>> BEGIN

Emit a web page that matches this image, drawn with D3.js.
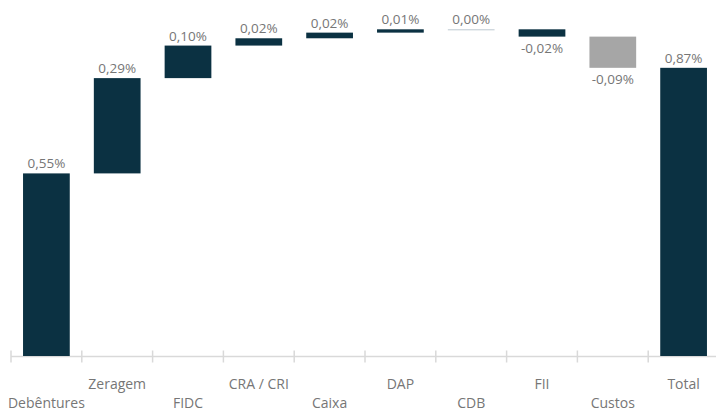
<!DOCTYPE html>
<html>
<head>
<meta charset="utf-8">
<script src="https://cdn.jsdelivr.net/npm/d3@7"></script>
<style>
  body { margin: 0; background: #fff; }
  text { font-family: "Open Sans", sans-serif; }
</style>
</head>
<body>
<div class="chart"></div>
<script>
var svgWidth = 716;
var svgHeight = 412;

// waterfall steps (in %), total is the running sum
var categories = ["Debêntures", "Zeragem", "FIDC", "CRA / CRI", "Caixa", "DAP", "CDB", "FII", "Custos", "Total"];
var values = [0.55, 0.287, 0.098, 0.022, 0.017, 0.01, 0.0, -0.022, -0.094];

var dark = "#0b3142";
var grey = "#a6a6a6";
var textColor = "#767676";

var svg = d3.select(".chart")
  .append("svg")
  .attr("width", svgWidth)
  .attr("height", svgHeight);

// build start / end of each step
var run = 0;
var steps = values.map(function(v, i) {
  var s = { name: categories[i], value: v, start: run, end: run + v };
  run += v;
  return s;
});
steps.push({ name: "Total", value: run, start: 0, end: run, total: true });

var x = d3.scaleBand()
  .domain(categories)
  .range([11, 719])
  .paddingInner(0.34)
  .paddingOuter(0.17);

var y = d3.scaleLinear()
  .domain([0, 1])
  .range([356, 24]);

var fmt = d3.format(".2f");
function pct(v) {
  // plain hyphen for negatives, comma decimal
  return fmt(v).replace("\u2212", "-").replace(".", ",").replace("-0,00", "0,00") + "%";
}

// axis line + ticks at band boundaries
var axisY = 356.5;
svg.append("line")
  .attr("x1", x.range()[0]).attr("x2", x.range()[1])
  .attr("y1", axisY).attr("y2", axisY)
  .attr("stroke", "#d9d9d9").attr("stroke-width", 1.5);

svg.selectAll(".tick")
  .data(d3.range(categories.length + 1))
  .enter()
  .append("line")
  .attr("x1", i => x.range()[0] + i * x.step())
  .attr("x2", i => x.range()[0] + i * x.step())
  .attr("y1", axisY - 6).attr("y2", axisY + 6)
  .attr("stroke", "#d9d9d9").attr("stroke-width", 1.5);

// bars
svg.selectAll(".bar")
  .data(steps.filter(d => d.value !== 0))
  .enter()
  .append("rect")
  .attr("x", d => x(d.name))
  .attr("width", x.bandwidth())
  .attr("y", d => y(Math.max(d.start, d.end)))
  .attr("height", d => Math.abs(y(d.start) - y(d.end)))
  .attr("fill", d => d.name === "Custos" ? grey : dark);

// zero step drawn as a thin line
svg.selectAll(".zero")
  .data(steps.filter(d => d.value === 0))
  .enter()
  .append("line")
  .attr("x1", d => x(d.name))
  .attr("x2", d => x(d.name) + x.bandwidth())
  .attr("y1", d => y(d.end) + 0.5)
  .attr("y2", d => y(d.end) + 0.5)
  .attr("stroke", "#bcc8d0")
  .attr("stroke-width", 1);

// value labels
svg.selectAll(".val")
  .data(steps)
  .enter()
  .append("text")
  .attr("x", d => x(d.name) + x.bandwidth() / 2)
  .attr("y", d => d.value < 0 ? y(d.end) + 16 : y(d.end) - 5)
  .attr("text-anchor", "middle")
  .attr("font-size", "13.5px")
  .attr("fill", textColor)
  .text(d => pct(d.value));

// category labels, alternating rows
svg.selectAll(".cat")
  .data(categories)
  .enter()
  .append("text")
  .attr("x", d => x(d) + x.bandwidth() / 2)
  .attr("y", (d, i) => i % 2 === 0 ? 408 : 389)
  .attr("text-anchor", "middle")
  .attr("font-size", "14px")
  .attr("fill", textColor)
  .text(d => d)
  .each(function() {
    // keep the label inside the left edge
    var box = this.getBBox();
    if (box.x < 1) d3.select(this).attr("x", +d3.select(this).attr("x") + (1 - box.x));
  });
</script>
</body>
</html>
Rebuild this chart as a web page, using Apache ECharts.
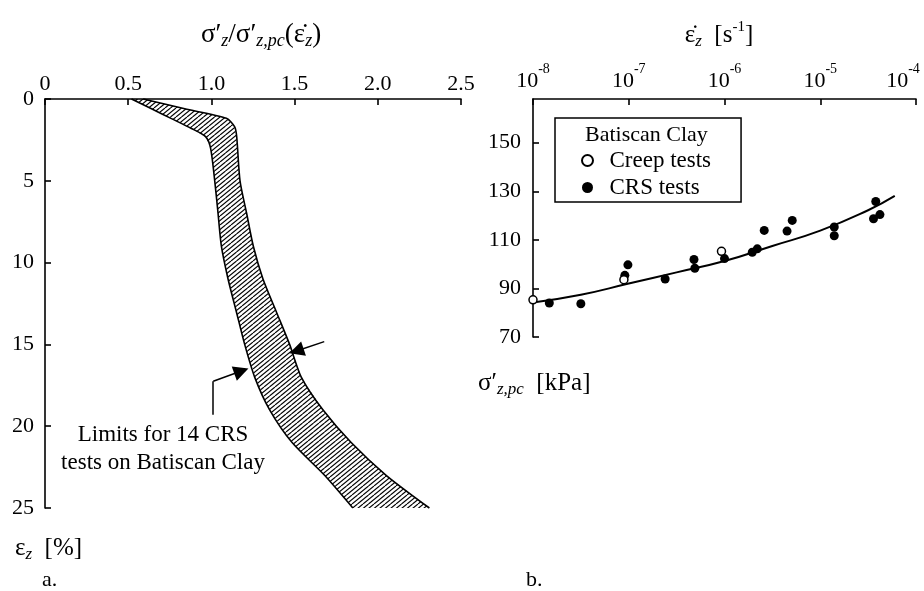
<!DOCTYPE html>
<html><head><meta charset="utf-8">
<script src="https://cdn.jsdelivr.net/npm/echarts@6/dist/echarts.min.js"></script>
<style>html,body{margin:0;padding:0;background:#fff}#c{width:924px;height:591px}</style>
</head><body><div id="c"></div>
<script>
// ---- Panel a: limits of normalized stress vs strain (14 CRS tests) ----
const lowDepth  = [0, 0.6, 1.2, 1.8, 2.3, 3.0, 5, 7, 9, 11, 13, 15, 17, 19, 21, 23, 25];
const lowRatio  = [0.52, 0.64, 0.76, 0.88, 0.965, 0.995, 1.02, 1.04, 1.06, 1.10, 1.15, 1.20, 1.26, 1.35, 1.485, 1.68, 1.85];
const highDepth = [0, 0.6, 1.18, 1.7, 2.3, 5, 7, 9, 11, 13, 15, 17, 19, 21, 23, 25];
const highRatio = [0.59, 0.84, 1.09, 1.14, 1.152, 1.172, 1.212, 1.252, 1.31, 1.39, 1.47, 1.54, 1.67, 1.84, 2.05, 2.31];
// annotation leader + arrows (data coordinates)
const leaderLow = [[1.011, 19.3], [1.011, 17.25]];
const arrowLow  = [[1.011, 17.25], [1.180, 16.63]];
const arrowHigh = [[1.678, 14.83], [1.511, 15.40]];

// ---- Panel b: preconsolidation stress vs strain rate ----
const rateMin = 1e-8, rateMax = 1e-4;
const creepRate  = [1e-8, 8.9e-8, 9.3e-7];
const creepSigma = [85.3, 93.6, 105.3];
const crsRate  = [1.48e-8, 3.16e-8, 9.1e-8, 9.8e-8, 2.4e-7, 4.8e-7, 4.9e-7, 1.0e-6, 1.95e-6, 2.2e-6, 2.6e-6, 4.5e-6, 5.1e-6, 1.4e-5, 1.4e-5, 3.8e-5, 3.6e-5, 4.2e-5];
const crsSigma = [84.0, 83.7, 95.4, 99.7, 93.9, 101.9, 98.3, 102.3, 104.9, 106.3, 113.9, 113.6, 118.0, 115.3, 111.7, 125.8, 118.7, 120.4];
const fitRate  = [1e-8, 3.16e-8, 1e-7, 3.16e-7, 1e-6, 3.16e-6, 1e-5, 3.16e-5, 6.0e-5];
const fitSigma = [84.2, 87.4, 92.0, 96.6, 101.3, 107.5, 113.8, 122.2, 128.1];

const FONT = 'Liberation Serif';
const BLACK = '#000';

// hatch pattern
const hatch = document.createElement('canvas');
hatch.width = 11; hatch.height = 9;
(function(){
  const g = hatch.getContext('2d');
  g.strokeStyle = '#000'; g.lineWidth = 1.15;
  for (let k = 0; k < 5; k++) {
    const x0 = -11 + k * 5.5;
    g.beginPath(); g.moveTo(x0, 9); g.lineTo(x0 + 11, 0); g.stroke();
  }
})();

const chart = echarts.init(document.getElementById('c'), null, {renderer: 'canvas'});

const axisLineStyle = {show: true, lineStyle: {color: BLACK, width: 1.6}};
const tickStyle = {show: true, inside: true, length: 6, lineStyle: {color: BLACK, width: 1.6}};
const lblStyle = {color: BLACK, fontFamily: FONT, fontSize: 22};

const main = {fontFamily: FONT, fontSize: 25, fontWeight: 'normal', color: BLACK, lineHeight: 30, verticalAlign: 'middle'};
const mainL = Object.assign({}, main, {fontSize: 27});
const sub = {fontFamily: FONT, fontSize: 17, fontWeight: 'normal', fontStyle: 'italic', color: BLACK, lineHeight: 16, verticalAlign: 'bottom'};
const subL = Object.assign({}, sub, {fontSize: 18});
const sup = {fontFamily: FONT, fontSize: 15, fontWeight: 'normal', color: BLACK, lineHeight: 14, verticalAlign: 'top'};
const plain = {fontFamily: FONT, fontSize: 23, fontWeight: 'normal', color: BLACK};

const supTick = {fontFamily: FONT, fontSize: 14, color: BLACK, lineHeight: 14, verticalAlign: 'top'};

const option = {
  animation: false,
  backgroundColor: '#fff',
  title: [
    {text: '{a|σ′}{s|z}{a|/σ′}{s|z,pc}{a|(ε̇}{s|z}{a|)}', left: 261, top: 20, textAlign: 'center', padding: 0,
     textStyle: Object.assign({rich: {a: mainL, s: subL}}, plain)},
    {text: '{a|ε̇}{s|z}{a|  [s}{p|-1}{a|]}', left: 719, top: 20, textAlign: 'center', padding: 0,
     textStyle: Object.assign({rich: {a: main, s: sub, p: sup}}, plain)},
    {text: '{a|ε}{s|z}{a|  [%]}', left: 15, top: 533, padding: 0, textStyle: Object.assign({rich: {a: main, s: sub}}, plain)},
    {text: '{a|σ′}{s|z,pc}{a|  [kPa]}', left: 478, top: 368, padding: 0, textStyle: Object.assign({rich: {a: main, s: sub}}, plain)},
    {text: 'a.', left: 42, top: 569, padding: 0, textStyle: Object.assign({}, plain, {fontSize: 22})},
    {text: 'b.', left: 526, top: 569, padding: 0, textStyle: Object.assign({}, plain, {fontSize: 22})},
    {text: 'Limits for 14 CRS\ntests on Batiscan Clay', left: 163, top: 421, textAlign: 'center', padding: 0,
     textStyle: Object.assign({lineHeight: 28}, plain)},
    {text: 'Batiscan Clay', left: 585, top: 124, padding: 0,
     textStyle: Object.assign({}, plain, {fontSize: 22})}
  ],
  legend: {
    data: ['Creep tests', 'CRS tests'], orient: 'vertical', left: 555, top: 118,
    padding: [31, 30, 3, 26], itemGap: 4, itemWidth: 34, itemHeight: 11,
    borderColor: BLACK, borderWidth: 1.5,
    textStyle: {fontFamily: FONT, fontSize: 23, color: BLACK}
  },
  grid: [
    {left: 45, top: 99, width: 416, height: 409, outerBoundsMode: 'none', containLabel: false},
    {left: 533, top: 99, width: 383, height: 238, outerBoundsMode: 'none', containLabel: false}
  ],
  xAxis: [
    {gridIndex: 0, type: 'value', position: 'top', min: 0, max: 2.5, interval: 0.5,
     axisLine: axisLineStyle, axisTick: tickStyle, splitLine: {show: false},
     axisLabel: Object.assign({margin: 4, formatter: v => v === 0 ? '0' : v.toFixed(1)}, lblStyle)},
    {gridIndex: 1, type: 'log', logBase: 10, position: 'top', min: rateMin, max: rateMax,
     axisLine: axisLineStyle, axisTick: tickStyle, splitLine: {show: false}, minorTick: {show: false},
     axisLabel: {margin: 7,
       formatter: v => '{b|10}{' + (v >= rateMax * 0.999 ? 'eLast' : 'e') + '|' + Math.round(Math.log10(v)) + '}',
       rich: {b: {fontFamily: FONT, fontSize: 22, color: BLACK, lineHeight: 30, verticalAlign: 'bottom'},
              e: supTick,
              eLast: Object.assign({}, supTick, {padding: [0, 26, 0, 0]})}}}
  ],
  yAxis: [
    {gridIndex: 0, type: 'value', inverse: true, min: 0, max: 25, interval: 5,
     axisLine: axisLineStyle, axisTick: tickStyle, splitLine: {show: false},
     axisLabel: Object.assign({margin: 11}, lblStyle)},
    {gridIndex: 1, type: 'value', min: 70, max: 168, interval: 20,
     axisLine: axisLineStyle, axisTick: tickStyle, splitLine: {show: false},
     axisLabel: Object.assign({margin: 12, showMaxLabel: false}, lblStyle)}
  ],
  series: [
    {
      type: 'custom', name: 'band', xAxisIndex: 0, yAxisIndex: 0, data: [[0, 0]], silent: true,
      renderItem: function (params, api) {
        const lowPts = lowDepth.map((d, i) => api.coord([lowRatio[i], d]));
        const highPts = highDepth.map((d, i) => api.coord([highRatio[i], d]));
        const poly = lowPts.concat(highPts.slice().reverse());
        return {type: 'group', children: [
          {type: 'polygon', shape: {points: poly, smooth: 0}, style: {fill: {image: hatch, repeat: 'repeat'}, stroke: null}},
          {type: 'polyline', shape: {points: lowPts, smooth: 0.25}, style: {stroke: BLACK, lineWidth: 1.6, fill: null}},
          {type: 'polyline', shape: {points: highPts, smooth: 0.25}, style: {stroke: BLACK, lineWidth: 1.6, fill: null}}
        ]};
      }
    },
    {
      type: 'lines', name: 'leader', coordinateSystem: 'cartesian2d', xAxisIndex: 0, yAxisIndex: 0,
      silent: true, symbol: ['none', 'none'],
      lineStyle: {color: BLACK, width: 1.5, opacity: 1},
      data: [{coords: leaderLow}]
    },
    {
      type: 'lines', name: 'arrows', coordinateSystem: 'cartesian2d', xAxisIndex: 0, yAxisIndex: 0,
      silent: true, symbol: ['none', 'path://M5,0 L10,22 L0,22 Z'], symbolSize: [9, 15],
      lineStyle: {color: BLACK, width: 1.5, opacity: 1},
      itemStyle: {color: BLACK},
      data: [{coords: arrowLow}, {coords: arrowHigh}]
    },
    {
      type: 'line', name: 'fit', xAxisIndex: 1, yAxisIndex: 1, smooth: true, showSymbol: false, symbol: 'none',
      lineStyle: {color: BLACK, width: 2}, data: fitRate.map((r, i) => [r, fitSigma[i]]), z: 2
    },
    {
      type: 'scatter', name: 'Creep tests', xAxisIndex: 1, yAxisIndex: 1, symbol: 'circle', symbolSize: 8,
      itemStyle: {color: '#fff', borderColor: BLACK, borderWidth: 1.5, opacity: 1},
      data: creepRate.map((r, i) => [r, creepSigma[i]]), z: 4
    },
    {
      type: 'scatter', name: 'CRS tests', xAxisIndex: 1, yAxisIndex: 1, symbol: 'circle', symbolSize: 9,
      itemStyle: {color: BLACK, opacity: 1},
      data: crsRate.map((r, i) => [r, crsSigma[i]]), z: 3
    }
  ]
};
chart.setOption(option);
</script>
</body></html>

>> END

■ **Task directions**:
From the opening line of the entries above to the line containing "var svgHeight = 412;", please transcribe each line exactly, skipping every picture.

■ **Finished task**:
Emit a web page that matches this image, drawn with D3.js.
<!DOCTYPE html>
<html>
<head>
<meta charset="utf-8">
<script src="https://cdn.jsdelivr.net/npm/d3@7"></script>
<style>
  body { margin: 0; background: #fff; }
  text { font-family: "Open Sans", sans-serif; }
</style>
</head>
<body>
<div class="chart"></div>
<script>
var svgWidth = 716;
var svgHeight = 412;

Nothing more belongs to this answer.